BRD 1974: Pünktlich zur Fußballweltmeisterschaft bestellt der Büroangestellte Ewald Müller, ehemals als Bergmann unter Tage, einen Farbfernseher beim Versandhaus Quelle. Das teure Gerät soll im neuen Partykeller seinen Platz finden, denn Müller plant, gemeinsam mit den Nachbarn alle Begegnungen der bundesdeutschen Nationalmannschaft anzuschauen. Die Idee ist ein Erfolg. Schon zu den Vorbereitungsspielen findet sich bei Bier, Schnaps und Wurstbroten eine fidele Runde aus vier Herren zusammen. Und der Gastgeber schmiedet einen perfiden Plan, dessen Bösartigkeit selbst den verwundern dürfte, der weiß, was Müller regelmäßig seiner Teenagertochter Steffi antut. »Ein Mörder Roman« lautet der Untertitel dieser tiefschwarzen Geschichte, denn was in Müllers Partykeller geschieht, überlebt keines der Opfer des Männerquartetts.
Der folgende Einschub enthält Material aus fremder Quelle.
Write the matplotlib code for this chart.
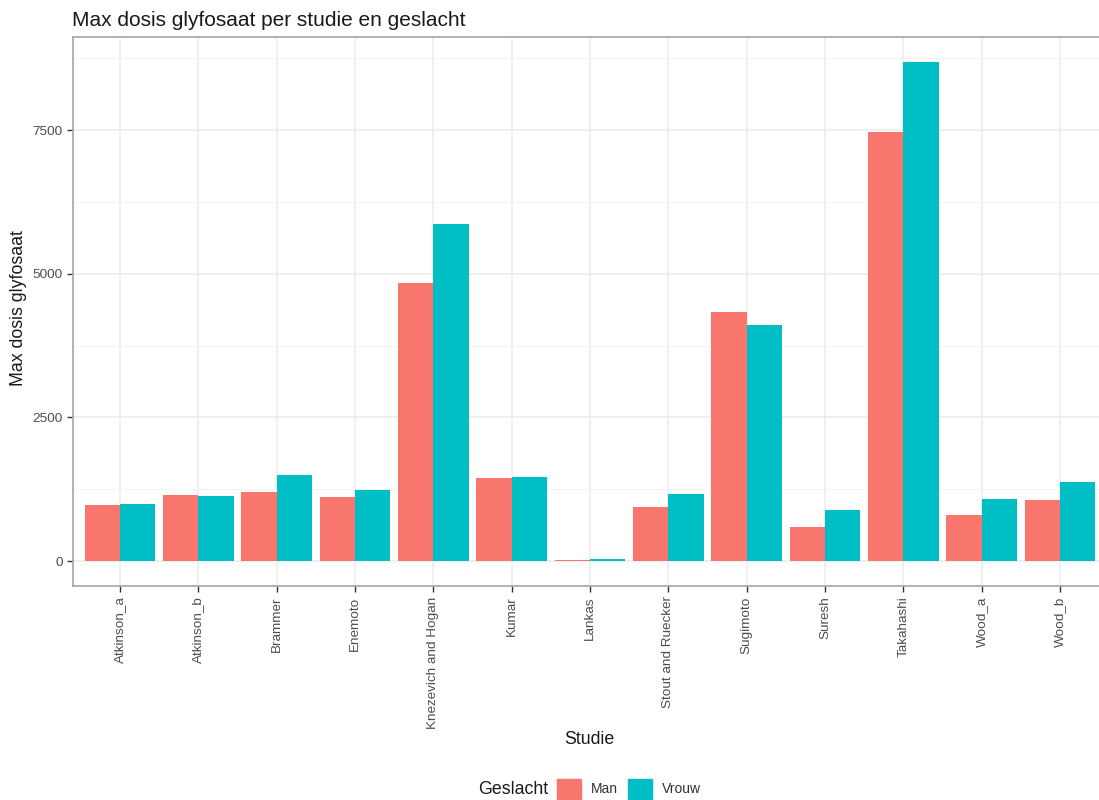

Der Roman »Das Wunder von Runxendorf« von Michael Wäser führt uns zurück in eine Zeit des gesellschaftlichen Aufbruchs, die in der Erinnerung gerne poppig bunt dargestellt wird. Doch das ist nur die Oberfläche. Hinter den Fassaden der properen Vorortsiedlungen herrscht brutale männliche Gewalt und archaische Lust. Täter und Opfer zugleich ist Müllers Sohn Gerald, ein halbwüchsiger Tunichtgut und Herumtreiber, der von seinem Vater zum willfährigen Werkzeug abgerichtet wird.
Präsentiert wird dieser alptraumhafte Plot in einem umgangssprachlichen Plauderton, der den verstörenden Effekt der Lektüre noch verstärkt, zumal die Identität des nicht immer gut informierten Ich-Erzählers erst in der Mitte des Romans gelüftet wird. Dieser Kunstgriff ist nur ein Beispiel für den virtuosen Umgang des Autors mit seinem abgründigen Stoff, den man so schnell nicht vergisst.
Joachim Feldmann (Foto: © Michael Wäser)
Michael Wäser: Das Wunder von Runxendorf. Ein Mörder Roman. Axel Dielmann Verlag, Frankfurt 2021. 224 Seiten. 20 Euro.